We have forsaken many of the paths boys have had throughout time to help them become masters. We have lost the culture of apprenticeship. Gone are the evocative words like journeyman, or aspirant–the one who is apprenticed to a master and learns a trade. I am not speaking here merely of the old medieval guilds, though they are a good example of work in the context of humane culture. One’s trade or craft can be hands-on craftsmanship, like woodworking or welding, or graphic design and sound recording, or it could be the writers craft, or the craft of public speaking.
Boys need to have apprenticeships. They need a master who can inspire them and lead them into a craft wherein their strengths will flourish. Unfortunately our school and work cultures are not always set up to provide for apprenticeships where boys can come to a better understanding of where their talents lie. And work is often not experienced in the context of faith, the family, and the common good of a society in which the young lad lives, moves, and relates with others. The grand narrative of the master and the apprentice is an important one in education. Where can we find inspiration to recapture this narrative of education and work?
I recently picked up a book which I believe captures the thrill of apprenticeship better than most books I have read. The story is an adventurous coming of age tale. The book is Ranger’s Apprentice written by John Flanagan. It is the story of Will, a ward of the King’s castle in a land called Araluen. He has dreams of becoming a warrior, but his slight stature bodes ill for these aspirations.

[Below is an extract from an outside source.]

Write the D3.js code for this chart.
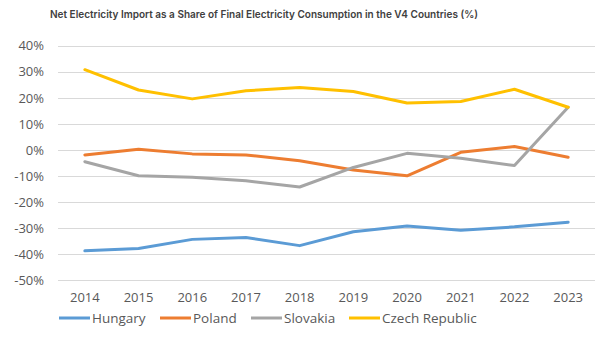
<!DOCTYPE html>
<html><head><meta charset="utf-8">
<script src="https://cdn.jsdelivr.net/npm/d3@7"></script>
<style>body{margin:0;background:#fff}svg{display:block}</style>
</head><body>
<svg id="c" width="610" height="343"></svg>
<script>
const years = ["2014","2015","2016","2017","2018","2019","2020","2021","2022","2023"];
const hungary = [-38.7,-37.8,-34.3,-33.6,-36.7,-31.4,-29.2,-30.8,-29.5,-27.7];
const poland = [-1.9,0.3,-1.5,-1.9,-4.1,-7.7,-9.9,-0.9,1.3,-2.8];
const slovakia = [-4.5,-9.9,-10.5,-11.8,-14.2,-6.7,-1.3,-3.2,-6.0,16.4];
const czech = [30.8,23.0,19.6,22.7,24.0,22.4,18.0,18.6,23.3,16.4];
const yTicks = [40,30,20,10,0,-10,-20,-30,-40,-50];
const seriesNames = ["Hungary","Poland","Slovakia","Czech Republic"];
const colors = ["#5B9BD5","#ED7D31","#A5A5A5","#FFC000"];
const title = "Net Electricity Import as a Share of Final Electricity Consumption in the V4 Countries (%)";

const svg = d3.select("#c");
const series = [hungary, poland, slovakia, czech];

const x = d3.scaleBand().domain(years).range([58, 595]);
const y = d3.scaleLinear().domain([-50, 40]).range([280.3, 45.7]);

svg.append("text").attr("x", 264).attr("y", 17.5).attr("text-anchor","middle")
  .attr("font-family","Inter, sans-serif").attr("font-weight","600").attr("font-size","10.5px")
  .attr("fill","#404040").attr("textLength",428).attr("lengthAdjust","spacingAndGlyphs").text(title);

svg.append("g").selectAll("line").data(yTicks).join("line")
  .attr("x1",58).attr("x2",595).attr("y1",d=>Math.round(y(d))+0.5).attr("y2",d=>Math.round(y(d))+0.5)
  .attr("stroke","#d9d9d9").attr("stroke-width",1);

const yAxis = svg.append("g").attr("transform","translate(58,0)")
  .call(d3.axisLeft(y).tickValues(yTicks).tickFormat(d=>d+"%").tickSize(0).tickPadding(14));
yAxis.select(".domain").remove();
yAxis.selectAll("text").attr("font-family","'Open Sans', sans-serif").attr("font-size","13px").attr("fill","#595959");

const xAxis = svg.append("g").attr("transform","translate(0,289)")
  .call(d3.axisBottom(x).tickSize(0).tickPadding(4));
xAxis.select(".domain").remove();
xAxis.selectAll("text").attr("font-family","'Open Sans', sans-serif").attr("font-size","13px").attr("fill","#595959");

const line = d3.line().x((d,i)=>x(years[i])+x.bandwidth()/2).y(d=>y(d));
svg.append("g").selectAll("path").data(series).join("path")
  .attr("d", line).attr("fill","none").attr("stroke",(d,i)=>colors[i])
  .attr("stroke-width",3).attr("stroke-linejoin","round").attr("stroke-linecap","round");

const legX = [59,160,251,349];
const leg = svg.append("g").selectAll("g").data(seriesNames).join("g")
  .attr("transform",(d,i)=>`translate(${legX[i]},318)`);
leg.append("line").attr("x1",0).attr("x2",31).attr("stroke",(d,i)=>colors[i]).attr("stroke-width",3);
leg.append("text").attr("x",33).attr("dy","0.35em").attr("font-family","'Open Sans', sans-serif")
  .attr("font-size","13.5px").attr("fill","#595959").text(d=>d);
</script>
</body></html>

All the children in Araluen are chosen by craft masters to become apprentices. Some brawny boys are chosen to be apprenticed to the battle master. Will hopes for this, but he soon learns that his fate lies elsewhere, and little does he know the greatness that awaits him.

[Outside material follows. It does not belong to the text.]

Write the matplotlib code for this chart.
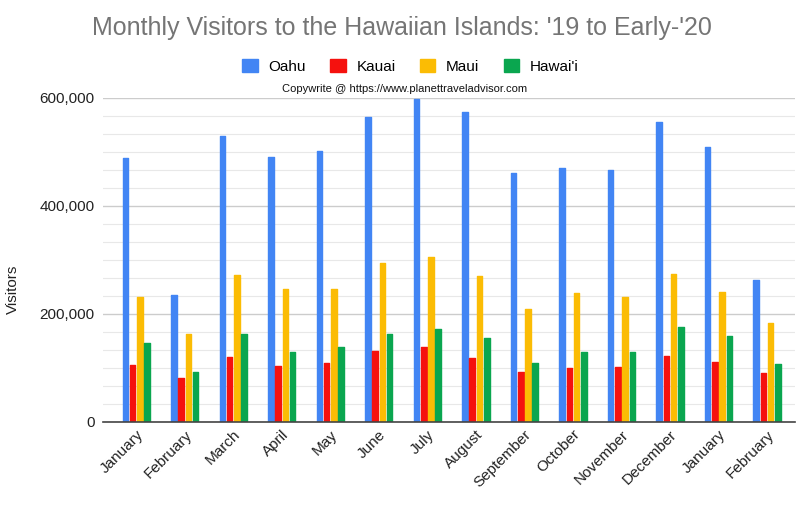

Standing in the shadows of the castle hall on the day of the choosing, is a Ranger. The Rangers are misunderstood by many people in the kingdom. They are a secret and elite corps. Their errands are hidden from the view of ordinary folk. They tend to slip into the shadows of forests, and then arrive on the scene of some injustice to set things aright. They are the eyes and ears of the king; they are incredible archers, warriors, and strategists. Some think they are sorcerers due to their uncanny ability to appear seemingly out of thin air. They live solitary lives in log cabins, and practice an asceticism akin to the hermits of old.

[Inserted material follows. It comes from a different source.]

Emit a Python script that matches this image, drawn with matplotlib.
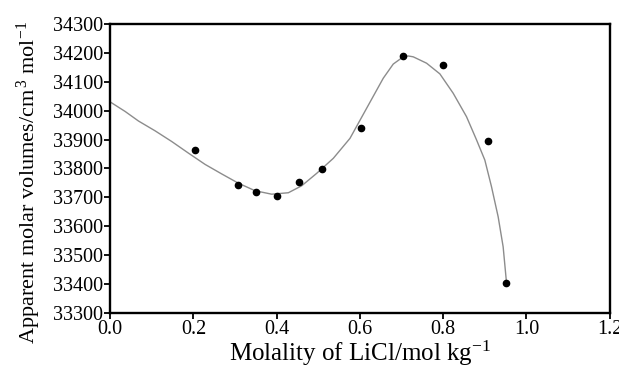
import numpy as np
import matplotlib.pyplot as plt

plt.rcParams['font.family'] = 'Liberation Serif'
plt.rcParams['mathtext.fontset'] = 'custom'
plt.rcParams['mathtext.rm'] = 'Liberation Serif'
plt.rcParams['mathtext.it'] = 'Liberation Serif:italic'

# measured points
molality = [0.204, 0.307, 0.350, 0.400, 0.454, 0.509, 0.602, 0.704, 0.800, 0.908, 0.952]
volume = [33864, 33743, 33719, 33705, 33753, 33798, 33940, 34189, 34158, 33895, 33404]

# fitted curve
curve_x = [0.0, 0.036, 0.068, 0.108, 0.148, 0.188, 0.228, 0.268, 0.308, 0.348,
           0.388, 0.428, 0.460, 0.496, 0.536, 0.576, 0.616, 0.656, 0.680, 0.704,
           0.716, 0.728, 0.760, 0.792, 0.824, 0.856, 0.880, 0.900, 0.916, 0.932,
           0.944, 0.952]
curve_y = [34030, 33997, 33964, 33930, 33893, 33853, 33814, 33781, 33749, 33723,
           33711, 33716, 33740, 33783, 33835, 33904, 34008, 34112, 34161, 34186,
           34189, 34186, 34164, 34127, 34060, 33979, 33899, 33829, 33737, 33633,
           33529, 33406]

xticks = [0.0, 0.2, 0.4, 0.6, 0.8, 1.0, 1.2]
yticks = list(range(33300, 34301, 100))

fig = plt.figure(figsize=(6.19, 3.67), dpi=100)
ax = fig.add_axes([0.178, 0.147, 0.807, 0.788])

ax.plot(curve_x, curve_y, color='#8c8c8c', lw=1.0, solid_joinstyle='round')
ax.plot(molality, volume, 'o', color='black', ms=4.5)

ax.set_xlim(0, 1.2)
ax.set_ylim(33300, 34300)
ax.set_xticks(xticks)
ax.set_xticklabels(['%.1f' % t for t in xticks])
ax.set_yticks(yticks)
ax.tick_params(direction='out', length=4, width=1.3, labelsize=14.5, pad=1,
               top=False, right=False)
for s in ax.spines.values():
    s.set_linewidth(1.7)

ax.set_xlabel('Molality of LiCl/mol kg$^{-1}$', fontsize=18, labelpad=0)
ax.set_ylabel('Apparent molar volumes/cm$^{\\,3}$ mol$^{-1}$', fontsize=16)
ax.yaxis.set_label_coords(-0.135, 0.45)

fig.savefig('out.png', dpi=100)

Will is tested by the Ranger standing in the shadows. The Ranger’s name is Halt. He is grim man, but noble, heroic, and greathearted. Though Will views the Rangers with the same suspicion that most folk hold, his attitude quickly changes as he begins a new life as a Ranger’s Apprentice. The narrative of Will’s epic journey is enthralling. I know boys, girls, men and women, who love these stories. I know one lad who loves them so much that he reads late into the night under the covers with a flashlight in hand–to the chagrin of his parents.
I believe that this book captures the adventure of apprenticeship and the quest for mastery. Will learns the truth about his skills and talents, but more importantly he learns true wisdom under the guidance of Halt. He learns how to be someone with a great heart, who dedicates his life to the service of the king and to others. i have not read many young adult books that capture the relationship between a master and an apprentice, between a boy and a man, like this one. The character development is excellent, especially in the first four books. The narrative tends to weaken a bit in book five, but the story is still compelling, and the adventure continues with tales of friendship, heroism, and chivalry.
In some ways, the Riverside Rangers aspire to be like the Rangers in this book: generous, courageous, great hearted, close to nature, and loyal to the true King. Riverside definitely puts Ranger’s Apprentice high on the list. And we will continue to have our archery tournaments to test our Rangers’ skills!